Further and better particulars which were filed on 20 February 2001 elaborate the grounds to the extent that it is contended first that insufficient consideration was given to the principles of parity in that the sentence imposed upon the appellant was far greater than that imposed upon his co‑accused; secondly, it is contended that the term of imprisonment for 3 years imposed upon the appellant for the offence of perjury was in the upper end of the range for offences of this type having regard to the antecedents and personal circumstances of the accused and the circumstances of the case generally.
While there has been some debate about the precise meaning and thrust of that second particular, I must say I read it as has been confirmed by counsel for the appellant, that it was being contended that a sentence of imprisonment for 3 years for the offence of perjury was in the upper end of the range for offences of perjury as distinct from offences of perjury which were committed in the Court of Petty Sessions in the context of a case of a kind which we have before us today.

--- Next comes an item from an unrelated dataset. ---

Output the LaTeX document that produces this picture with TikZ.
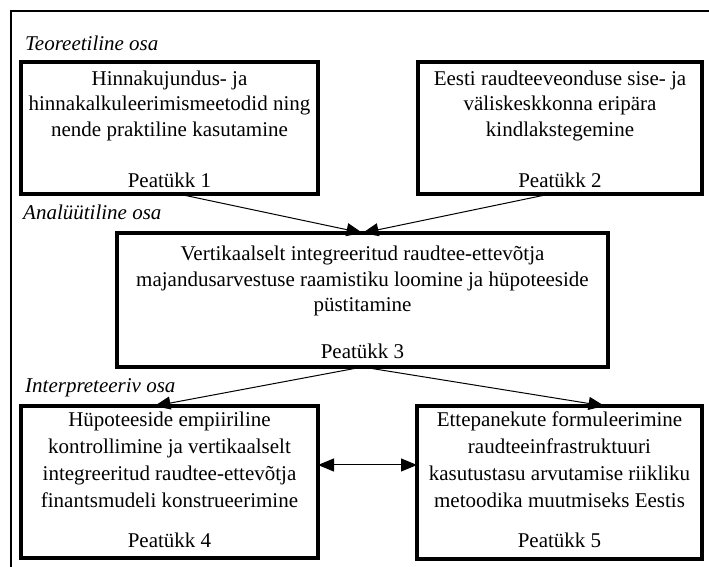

Of course perjury is a very serious offence, as the maximum penalty of imprisonment for 14 years indicates, but the consequences do vary and it needs to be recognised that while perjury is a very serious offence, the consequences in relation to the impact of the perjury upon the administration of justice have to be evaluated in their particular context. Naturally a deterrent sentence was required.
While this is not a case in which parity plays any major part, it does have a small part to play. When all the circumstances are taken into account, I am of the opinion that the starting point in this case, of a sentence of imprisonment for 4 years, was too high. In my view, the appropriate starting point would have been 3 years, and having regard to the plea of guilty and all of the other matters which could be taken into account in favour of the appellant, I would reduce the sentence of 3 years which was imposed to a sentence of 2 years.
WALLWORK J: I agree with the reasons for judgment of the learned Chief Justice and to the order proposed by his Honour. There is nothing I wish to add.
ANDERSON J: I also agree and there is nothing I wish to add.